Through the Harlem Urban Development Corp., the community has pending at the Department of Commerce a request for some $330,000 to conduct a feasibility study and prepare architectural drawings for the trade center.

The corporation, of which Rangel is a director, along with other public officials, envisions the trade center as the linchpin in a major revitalization project in central Harlem.

Rangel said the grant request meant little or nothing "in terms of natural gas . . . I have more stuff pending at the Department of Housing and Urban Development for other related projects in Harlem and I wish Secretary [Patricia] Harris would call me about that."

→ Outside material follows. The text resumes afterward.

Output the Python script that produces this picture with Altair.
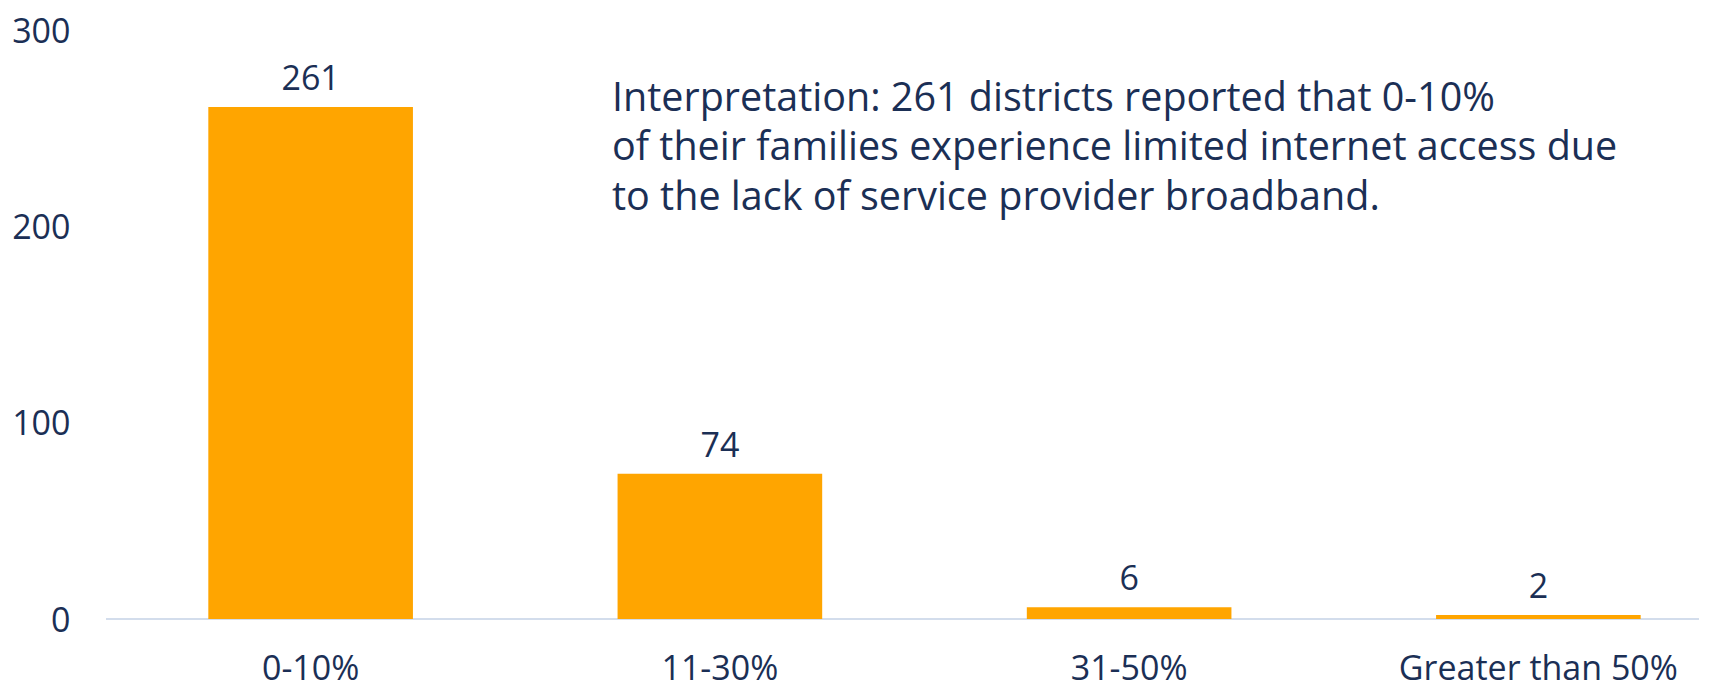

Officials at Commerce and HUD adamantly insisted this week that they had received no signals or instructions from the White House to look more closely at the Harlem proposals.

Rangel, who claims credit for the trade-center idea, said the project could lead to way for "regenerating the whole economic corridor of the most strategic area in New York City."

The redevelopment plan includes a new state office building already built; a parking garage being built with federal aid; the trade center hotel and convention hall; a performing arts center, and new and renovated housing and shopping facilities.

Federal fund, through a number of agencies controlled by the White House, could be made available to the Harlem development corporation for these projects.